# Is Holly useful for turning?



## woodfarmer (28 Feb 2014)

I have just located a trailer load of holly, but not sure what it would be useful for. mostly in 1.5 metre lengths 20-40cm diameter.


----------



## Robbo3 (28 Feb 2014)

Yep. Lovely stuff.

IIRC has to be stored (might just be whilst drying) upright to keep its white colour.


----------



## AndyT (28 Feb 2014)

+1. Really hard, tight grain which will turn thin edges and fine details. As good as boxwood. Not easy to dry without splits. I've had good results with small diameter branches kept round, for handles etc.


----------



## Spindle (28 Feb 2014)

AndyT":38gmqqps said:


> As good as boxwood



Well almost :wink: 

Nice tight even grain that takes detail well - the down side is it's rather plain, not having a great deal of figure. Well worth taking the trouble to season though as said it is prone to splitting. It's white colour is a nice contrast when used in conjunction with other woods.

Regards Mick


----------



## Random Orbital Bob (28 Feb 2014)

+1 to care on splitting. I've had terrible trouble trying to prevent holly from splits early in the drying process so I recommend apart from the obvious sealing of the end grain that you keep it at least 6 inches over size on either side so you have plenty of waste when you come to turn it after its dried.


----------



## marcros (28 Feb 2014)

it must be about the whitest of timbers isnt it- for inlaying etc?


----------



## NikNak (28 Feb 2014)

No its terrible.... best to send it all to me and i'll get rid of it for you free of charge... :mrgreen:


----------



## tekno.mage (28 Feb 2014)

Holly is a wonderful wood to turn, very fine grained and can be very pale in colour. Having said that, it is one of the worse woods to try and dry without splitting. I've just acquired a large van load of freshly felled holly, some of it about 8 inches in diameter and in long lengths - should be loads of small bowls and boxes in that lot but.... From past experience, probably not, but there will be a lot of lightpulls, crochet hooks and other small items. It's a good wood for green turning - especially if you like the final item to distort a lot.


----------



## Dalboy (28 Feb 2014)

I agree a nice wood to turn. I have some stood at the moment and have kept them in long lengths.

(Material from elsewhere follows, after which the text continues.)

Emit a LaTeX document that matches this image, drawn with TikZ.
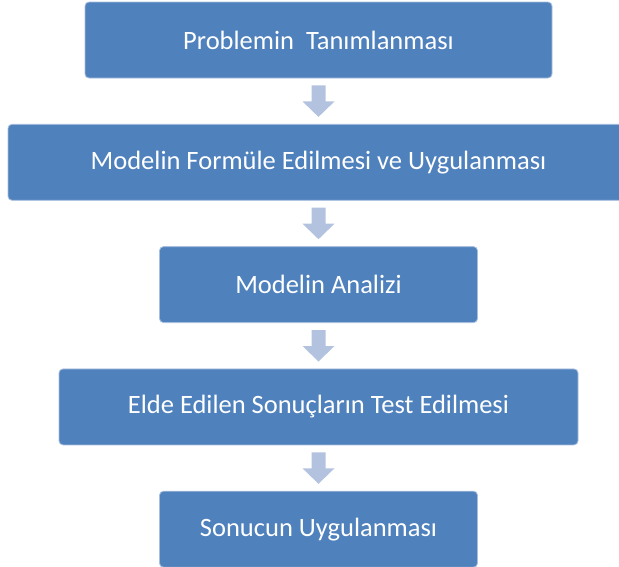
\documentclass[tikz,border=0pt]{standalone}
\usepackage{fontspec}
\setmainfont{Carlito}
\usetikzlibrary{calc}
\usetikzlibrary{positioning}

\definecolor{boxblue}{RGB}{79,129,189}
\definecolor{boxline}{RGB}{168,190,222}
\definecolor{arrowblue}{RGB}{179,195,223}

\tikzset{
  stepbox/.style={rectangle, rounded corners=4pt, fill=boxblue, draw=boxline,
    line width=0.8pt, minimum height=76pt, inner sep=0pt, text=white,
    font=\fontsize{26.5}{30}\selectfont},
  flowarrow/.style={fill=arrowblue}
}

\begin{document}
\begin{tikzpicture}[x=1pt,y=1pt,node distance=45.5pt]
    \useasboundingbox (0,0) rectangle (619,-566);

    \node[stepbox, minimum width=467pt] (p1) at (318.5,-40) {Problemin\ \ Tanımlanması};
    \node[stepbox, minimum width=621pt, below=of p1] (p2) {Modelin Formüle Edilmesi ve Uygulanması};
    \node[stepbox, minimum width=318pt, below=of p2] (p3) {Modelin Analizi};
    \node[stepbox, minimum width=519pt, below=of p3] (p4) {Elde Edilen Sonuçların Test Edilmesi};
    \node[stepbox, minimum width=318pt, below=of p4] (p5) {Sonucun Uygulanması};

    % block arrows between the steps
    \foreach \a/\b in {p1/p2,p2/p3,p3/p4,p4/p5}
      \fill[flowarrow]
        ($(\a.south)+(-7,-7)$) -- ($(\a.south)+(7,-7)$) -- ($(\a.south)+(7,-23)$)
        -- ($(\a.south)+(16,-23)$) -- ($(\b.north)+(0,7)$)
        -- ($(\a.south)+(-16,-23)$) -- ($(\a.south)+(-7,-23)$) -- cycle;

\end{tikzpicture}
\end{document}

I have turned a small piece from wet and it has distorted rather than split


----------



## tobytools (28 Feb 2014)

Nice stuff holly, and hard. Even not beautiful when spalted.
I've seen holly used as inlay and it's stunning.

Good for turning. 
TT


----------



## gasman (28 Feb 2014)

My favourite wood for inlay - straight grained you can bend it a lot and it comes up really white
Mark


----------



## renderer01 (28 Feb 2014)

Hello All,
I agree with almost all above, its lovely wood but needs care to season, and even with care can be lots of firewood or as someone pointed out very small items like light pulls spoons and spurtles. 
I disagree that its without figure and rather plain, unless its kept as white wood, if you store it for a month or 2 in leaf littered woodland and allow it to spalt, it is stunningly beautiful, both colour and pattern. Its one of my favourite woods but I never use it as a white natural wood for a white wood I would rather use a maple type of wood ie sycamore.

Rend.


----------



## Spindle (28 Feb 2014)

renderer01":2s0q7h9o said:


> I disagree that its without figure and rather plain, unless its kept as white wood, if you store it for a month or 2 in leaf littered woodland and allow it to spalt, it is stunningly beautiful, both colour and pattern.



Or

Unless you spalt it holly is a pretty plain and figureless wood  :wink: 

Mick


----------



## tekno.mage (28 Feb 2014)

Not all unspalted holly is plain and figureless - I've had some pieces with very pretty, if subtle, figuring. Oddly, I've just been splitting some holly for firewood - most was either rotten or too twisty and knotty to be useful and found some bits near to where an iron nail had been which had turned bright pink with green streaks! Needless to say, I've squirreled these away to dry as they might make some amazing looking small items - unless they just dry to a dull brown, of course.


----------



## Dalboy (28 Feb 2014)

If you find that when you turn it that it is a bit plain then this gives you the opportunity to have a go at texturing or adding colour.

This is the first piece of holly I turned I used it to experiment with colour even though it was not that good


----------



## woodfarmer (28 Feb 2014)

Many thanks to all of you for your advice, Maybe I will have a go at getting it.

I had a chance of some boxwood when I went for the Yew, but did not know the French for boxwood then. looked it up when got back  Ouch!


----------